*TASK REQUIREMENTS*
Copy every line from the records below that holds the word "this".

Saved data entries
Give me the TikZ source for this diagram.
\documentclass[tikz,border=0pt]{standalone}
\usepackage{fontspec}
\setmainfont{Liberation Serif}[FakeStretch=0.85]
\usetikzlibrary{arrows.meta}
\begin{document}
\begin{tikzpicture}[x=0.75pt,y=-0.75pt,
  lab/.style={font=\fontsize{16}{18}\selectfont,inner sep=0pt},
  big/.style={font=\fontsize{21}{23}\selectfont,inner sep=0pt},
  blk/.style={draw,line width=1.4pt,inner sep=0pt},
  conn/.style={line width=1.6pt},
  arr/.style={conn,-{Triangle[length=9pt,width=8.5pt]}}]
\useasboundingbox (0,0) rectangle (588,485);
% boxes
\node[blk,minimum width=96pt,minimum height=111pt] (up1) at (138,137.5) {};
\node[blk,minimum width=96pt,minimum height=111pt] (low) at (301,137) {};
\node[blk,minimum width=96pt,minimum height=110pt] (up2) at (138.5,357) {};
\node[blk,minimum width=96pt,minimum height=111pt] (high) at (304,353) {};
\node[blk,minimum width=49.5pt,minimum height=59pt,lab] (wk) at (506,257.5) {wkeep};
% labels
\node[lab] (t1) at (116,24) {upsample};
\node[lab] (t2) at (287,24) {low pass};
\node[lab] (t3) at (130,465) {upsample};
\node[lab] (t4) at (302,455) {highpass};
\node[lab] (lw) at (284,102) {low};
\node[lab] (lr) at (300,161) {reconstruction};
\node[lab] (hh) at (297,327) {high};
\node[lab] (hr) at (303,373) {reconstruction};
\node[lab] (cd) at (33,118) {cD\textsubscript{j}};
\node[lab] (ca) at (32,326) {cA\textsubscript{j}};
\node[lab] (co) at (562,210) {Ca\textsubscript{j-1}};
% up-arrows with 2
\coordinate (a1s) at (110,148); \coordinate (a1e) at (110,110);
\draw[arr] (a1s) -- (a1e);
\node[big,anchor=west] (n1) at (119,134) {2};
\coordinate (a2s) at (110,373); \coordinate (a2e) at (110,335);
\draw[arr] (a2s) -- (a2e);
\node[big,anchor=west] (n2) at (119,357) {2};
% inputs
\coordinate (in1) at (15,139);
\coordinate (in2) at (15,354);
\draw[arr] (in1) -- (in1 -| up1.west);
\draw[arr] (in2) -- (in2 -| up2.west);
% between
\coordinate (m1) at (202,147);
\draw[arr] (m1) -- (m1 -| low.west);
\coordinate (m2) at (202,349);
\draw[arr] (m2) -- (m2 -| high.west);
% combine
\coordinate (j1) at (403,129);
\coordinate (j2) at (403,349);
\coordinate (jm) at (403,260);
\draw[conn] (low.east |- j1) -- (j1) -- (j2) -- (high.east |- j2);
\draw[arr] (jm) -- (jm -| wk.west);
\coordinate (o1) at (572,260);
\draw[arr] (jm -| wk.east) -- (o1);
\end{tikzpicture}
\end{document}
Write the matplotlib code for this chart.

*FULL RESPONSE*
Give me the TikZ source for this diagram.
Write the matplotlib code for this chart.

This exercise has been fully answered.